Auch Außenminister Guido Westerwelle ermunterte deutsche Unternehmen zum Engagement. Bei einem deutsch-libyschen Treffen des Afrikavereins der deutschen Wirtschaft in Berlin erklärte er »elementares Interesse am Wiederaufbau« in Libyen. Dafür sei es wichtig, daß auch »das wirtschaftliche Leben wieder in Gang« komme.

* Aus: junge Welt, 1. Oktober 2011


Dschibril will gehen

Libyens Ratschef: Nicht in neuer Regierung **

Bei der zukünftigen Entwicklung Libyens will der Chef des Nationalen Übergangsrates, Mahmud Dschibril, keine Führungsrolle mehr spielen. Tripolis (AFP/nd). Er werde kein politisches Amt in der neuen Regierung übernehmen, sagte Dschibril in Tripolis. Das Exekutivbüro des Übergangsrates werde seine Arbeit aber bis zur »völligen Befreiung« Libyens fortführen, versicherte Dschibril, der sich im Übergangsrat dem Widerstand der Islamisten ausgesetzt sieht. Der Rat hatte erklärt, die Bildung einer Übergangsregierung zu verschieben, bis das Land vollkommen unter Kontrolle sei.

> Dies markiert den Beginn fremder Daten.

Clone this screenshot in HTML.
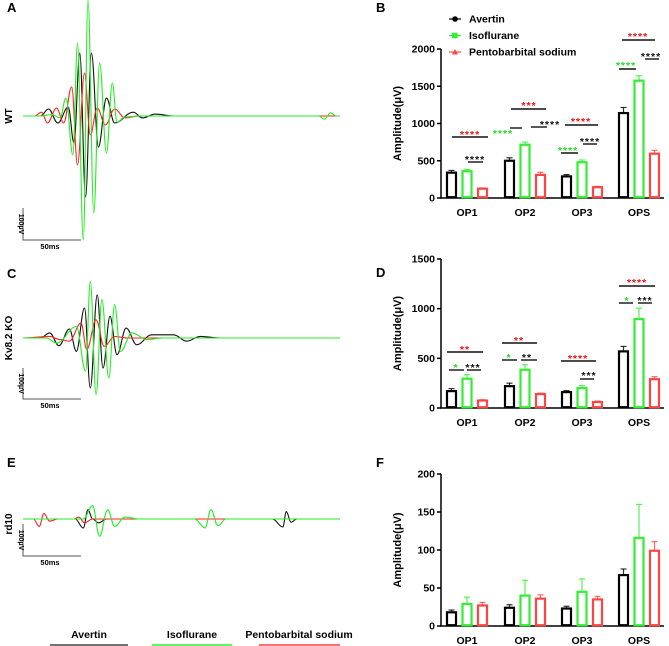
<!DOCTYPE html>
<html><head><meta charset="utf-8"><style>
body{margin:0;background:#fff}
svg{display:block;font-family:"Liberation Sans",sans-serif}
</style></head><body>
<svg id="s" width="669" height="646" viewBox="0 0 669 646">
<g font-weight="bold" font-size="13">
<text x="7" y="12">A</text>
<text x="376" y="12">B</text>
<text x="7" y="278">C</text>
<text x="376" y="277">D</text>
<text x="7" y="467">E</text>
<text x="376" y="467">F</text>
</g>
<g font-weight="bold" font-size="10">
<text transform="translate(12,116) rotate(-90)" text-anchor="middle">WT</text>
<text transform="translate(12,338) rotate(-90)" text-anchor="middle">Kv8.2 KO</text>
<text transform="translate(12,524) rotate(-90)" text-anchor="middle">rd10</text>
</g>
<g id="legend-bottom" font-weight="bold" font-size="10.5">
<text x="89" y="638" text-anchor="middle">Avertin</text>
<line x1="50" y1="645" x2="128" y2="645" stroke="#444" stroke-width="1.5"/>
<text x="192" y="638" text-anchor="middle">Isoflurane</text>
<line x1="152" y1="645" x2="232" y2="645" stroke="#33ee33" stroke-width="1.5"/>
<text x="299" y="638" text-anchor="middle">Pentobarbital sodium</text>
<line x1="259" y1="645" x2="340" y2="645" stroke="#ff4444" stroke-width="1.5"/>
</g>
</svg>
<script>
// ---------- waveform data (time ms, amplitude µV) ----------
const waveA_avertin_t=[0,15,22,30,39,44,49,54,59,65,72,79,95,103,114,130,273];
const waveA_avertin_a=[0,0,22,-22,28,-84,197,-253,197,-97,56,-22,12,-6,6,0,0];
const waveA_iso_t=[0,15,25,32,37,43,47,52,56,61,66,72,77,81,88,100,255,260,265,270,273];
const waveA_iso_a=[0,0,4,-6,56,-122,228,-388,362,-303,166,-116,103,-19,-3,0,0,-10,10,0,0];
const waveA_pento_t=[0,10,16,21,29,35,42,47,53,58,64,71,79,88,100,273];
const waveA_pento_a=[0,0,12,-22,25,-22,91,-153,134,-59,25,-28,22,-6,0,0];
const waveC_avertin_t=[0,15,23,31,40,46,53,58,64,69,75,81,89,98,111,130,141,153,170,273];
const waveC_avertin_a=[0,0,16,-24,28,-42,94,-156,135,-94,68,-52,31,-21,10,10,-10,5,0,0];
const waveC_iso_t=[0,20,29,46,54,58,63,68,74,79,84,94,107,120,273];
const waveC_iso_a=[0,0,-16,36,-104,177,-177,120,-125,104,-42,16,-5,0,0];
const waveC_pento_t=[0,23,32,40,50,55,63,70,79,90,273];
const waveC_pento_a=[0,5,-5,-10,47,-36,57,-26,5,0,0];
const waveE_avertin_t=[0,45,52,56,60,65,72,215,224,227,231,236,273];
const waveE_avertin_a=[0,0,-28,29,0,-12,0,0,-25,23,-10,0,0];
const waveE_iso_t=[0,52,60,66,73,79,88,100,148,157,162,168,175,273];
const waveE_iso_a=[0,0,42,-54,29,-23,6,0,0,-28,29,-21,0,0];
const waveE_pento_t=[0,9,14,18,23,30,44,48,53,60,273];
const waveE_pento_a=[0,0,-23,17,-7,0,0,6,-12,0,0];

// ---------- bar chart data ----------
const categories=["OP1","OP2","OP3","OPS"];
const groups=["Avertin","Isoflurane","Pentobarbital sodium"];
const B_avertin=[340,500,290,1140], B_avertin_err=[30,40,25,75];
const B_iso=[360,715,480,1575], B_iso_err=[25,35,30,65];
const B_pento=[125,310,145,595], B_pento_err=[10,35,10,45];
const B_ticks=[0,500,1000,1500,2000];
const D_avertin=[170,220,160,570], D_avertin_err=[25,30,15,50];
const D_iso=[295,385,200,895], D_iso_err=[40,50,25,110];
const D_pento=[75,140,60,290], D_pento_err=[8,10,10,25];
const D_ticks=[0,500,1000,1500];
const F_avertin=[18,24,23,67], F_avertin_err=[3,4,3,8];
const F_iso=[29,40,45,116], F_iso_err=[9,20,17,44];
const F_pento=[27,36,35,99], F_pento_err=[4,5,4,12];
const F_ticks=[0,50,100,150,200];

const NS="http://www.w3.org/2000/svg";
const svg=document.getElementById('s');
const COL=["#000000","#33ee33","#ff4444"];
const TCOL=["#111111","#22dd22","#ee1111"];
function mk(tag,attrs,parent){const e=document.createElementNS(NS,tag);for(const k in attrs)e.setAttribute(k,attrs[k]);(parent||svg).appendChild(e);return e;}

function smoothPath(pts){
  let d="M"+pts[0][0].toFixed(1)+","+pts[0][1].toFixed(1);
  for(let i=0;i<pts.length-1;i++){
    const p1=pts[i],p2=pts[i+1],dx=(p2[0]-p1[0])*0.38;
    d+="C"+(p1[0]+dx).toFixed(1)+","+p1[1].toFixed(1)+" "+(p2[0]-dx).toFixed(1)+","+p2[1].toFixed(1)+" "+p2[0].toFixed(1)+","+p2[1].toFixed(1);
  }
  return d;
}
function drawWave(ts,as,base,color,name){
  const xs=t=>23+t*1.16, ys=a=>base-a*0.32;
  const pts=ts.map((t,i)=>[xs(t),ys(as[i])]);
  const p=mk('path',{d:smoothPath(pts),fill:"none",stroke:color,"stroke-width":1.1});
  
  
}
drawWave(waveA_avertin_t,waveA_avertin_a,116,"#111","wt-avertin-trace");
drawWave(waveA_pento_t,waveA_pento_a,116,"#ff2222","wt-pentobarbital-trace");
drawWave(waveA_iso_t,waveA_iso_a,116,"#22ee22","wt-isoflurane-trace");
drawWave(waveC_avertin_t,waveC_avertin_a,338,"#111","ko-avertin-trace");
drawWave(waveC_pento_t,waveC_pento_a,338,"#ff2222","ko-pentobarbital-trace");
drawWave(waveC_iso_t,waveC_iso_a,338,"#22ee22","ko-isoflurane-trace");
drawWave(waveE_avertin_t,waveE_avertin_a,519,"#111","rd10-avertin-trace");
drawWave(waveE_pento_t,waveE_pento_a,519,"#ff2222","rd10-pentobarbital-trace");
drawWave(waveE_iso_t,waveE_iso_a,519,"#22ee22","rd10-isoflurane-trace");

// scale bars
[[208,240,252],[368,399,411],[524,556,568]].forEach((s,i)=>{
  const g=mk('g',{});
  
  
  mk('path',{d:`M23,${s[0]}V${s[1]}H81`,stroke:"#555",fill:"none","stroke-width":1},g);
  mk('text',{x:50,y:s[2]-3,"text-anchor":"middle","font-size":"7.5","font-weight":"bold"},g).textContent="50ms";
  const t=mk('text',{transform:`translate(19,${(s[0]+s[1])/2}) rotate(90)`,"text-anchor":"middle","font-size":"7","font-weight":"bold"},g);
  t.textContent="100μV";
});

const cx=[467,525,582,639], off=15.5, bw=9;
function barChart(name,y0,yTop,maxV,ticks,vals,errs,labelY){
  const g=mk('g',{});
  
  
  const ys=v=>y0-(v/maxV)*(y0-yTop);
  mk('line',{x1:441,y1:yTop,x2:441,y2:y0,stroke:"#000","stroke-width":1.5},g);
  mk('line',{x1:440,y1:y0,x2:664,y2:y0,stroke:"#000","stroke-width":1.5},g);
  ticks.forEach(t=>{
    mk('line',{x1:437,y1:ys(t),x2:441,y2:ys(t),stroke:"#000","stroke-width":1.5},g);
    const tx=mk('text',{x:435,y:ys(t)+3.5,"text-anchor":"end","font-size":"10.5","font-weight":"bold"},g);
    tx.textContent=t;
  });
  const yl=mk('text',{transform:`translate(401,${(y0+yTop)/2}) rotate(-90)`,"text-anchor":"middle","font-size":"11","font-weight":"bold"},g);
  yl.textContent="Amplitude(μV)";
  categories.forEach((c,i)=>{
    const t=mk('text',{x:cx[i],y:labelY,"text-anchor":"middle","font-size":"10.5","font-weight":"bold"},g);
    t.textContent=c;
  });
  vals.forEach((arr,gi)=>{
    arr.forEach((v,i)=>{
      const x=cx[i]+(gi-1)*off;
      const top=ys(v), et=ys(v+errs[gi][i]);
      mk('line',{x1:x,y1:top,x2:x,y2:et,stroke:COL[gi],"stroke-width":1.2,opacity:0.8},g);
      mk('line',{x1:x-3,y1:et,x2:x+3,y2:et,stroke:COL[gi],"stroke-width":1.2,opacity:0.8},g);
      const r=mk('rect',{x:x-bw/2,y:top,width:bw,height:y0-top-0.8,fill:"#fff",stroke:COL[gi],"stroke-width":2.2},g);
      
      
    });
  });
}
barChart("chart-b-wt",198,49,2000,B_ticks,[B_avertin,B_iso,B_pento],[B_avertin_err,B_iso_err,B_pento_err],216);
barChart("chart-d-kv82ko",408,259,1500,D_ticks,[D_avertin,D_iso,D_pento],[D_avertin_err,D_iso_err,D_pento_err],426);
barChart("chart-f-rd10",626,474,200,F_ticks,[F_avertin,F_iso,F_pento],[F_avertin_err,F_iso_err,F_pento_err],644);

// legend B
const lg=mk('g',{});


groups.forEach((n,i)=>{
  const y=19+i*16.5;
  mk('line',{x1:449,y1:y,x2:461,y2:y,stroke:COL[i],"stroke-width":1.2},lg);
  if(i==0)mk('circle',{cx:455,cy:y,r:2.8,fill:COL[i]},lg);
  if(i==1)mk('rect',{x:452,y:y-2.8,width:5.6,height:5.6,fill:COL[i]},lg);
  if(i==2)mk('path',{d:`M455,${y-3}L458,${y+2.5}L452,${y+2.5}Z`,fill:COL[i]},lg);
  const t=mk('text',{x:469,y:y+3.5,"font-size":"10.5","font-weight":"bold"},lg);
  t.textContent=n;
});

// significance annotations
const stars=[
 ["****",470,133,2],["****",475,158,0],
 ["***",529,104,2],["****",550,123,0],["****",503,132,1],
 ["****",581,120,2],["****",590,140,0],["****",568,149,1],
 ["****",638,35,2],["****",651,55,0],["****",626,64,1],
 ["**",465,348,2],["*",456,366,1],["***",473,366,0],
 ["**",519,339,2],["*",509,356,1],["**",527,356,0],
 ["****",578,357,2],["***",589,374,0],
 ["****",637,281,2],["*",627,299,1],["***",645,299,0]
];
const slines=[[452,488,137],[468,483,162],[511,546,109],[510,522,128],[531,547,127],[565,598,125],[561,578,153],[583,597,144],[622,655,40],[619,636,69],[645,659,59],
 [447,483,352],[449,464,370],[467,481,370],[502,537,343],[502,517,360],[521,537,360],[561,596,361],[580,594,379],[619,655,286],[619,633,303],[638,652,303]];
const ag=mk('g',{});


slines.forEach(l=>mk('line',{x1:l[0],y1:l[2],x2:l[1],y2:l[2],stroke:"#111","stroke-width":1.4},ag));
stars.forEach(s=>{const t=mk('text',{x:s[1],y:s[2]+5,"text-anchor":"middle","font-size":"10.5","font-weight":"bold",fill:TCOL[s[3]],"letter-spacing":"1"},ag);t.textContent=s[0];});
</script>
</body></html>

Der republikanische US-Senator Mark Kirk sagte nach einem Besuch in Libyen, Dschibril habe ihm gegenüber erklärt, vorgezogene Wahlen zu befürworten. Zudem habe er versichert, dass die Islamisten lediglich auf 10 bis 15 Prozent der Stimmen kommen würden. Unklar war, ob Dschibril mit seinen Äußerungen vom ursprünglichen Zeitplan für die Wahlen abwich, der nach der Einnahme der Hauptstadt Tripolis Ende August von den früheren Rebellen verkündet worden war. Dieser sieht vor, dass der Übergangsrat acht Monate lang bis zur Wahl einer verfassunggebenden Versammlung regieren kann.

Unterdessen wurde offenbar der Sprecher Muammar al-Gaddafis von den Kämpfern der neuen libyschen Führung gefasst. Mussa Ibrahim sei am Donnerstag nahe Gaddafis Heimatstadt Sirte gefasst worden, sagte ein Kommandeur des Nationalen Übergangsrates der Nachrichtenagentur AFP. Ein weiterer Kommandeur der neuen Führung bestätigte die Festnahme. Kämpfer aus der Stadt Misrata hätten Ibrahim gefasst, erklärte der Kommandeur Mohammed al-Marimi. Noch in der vergangenen Woche hatte Ibrahim laut dem in Syrien ansässigen Fernsehsender Arrai zum »Widerstand« aufgerufen.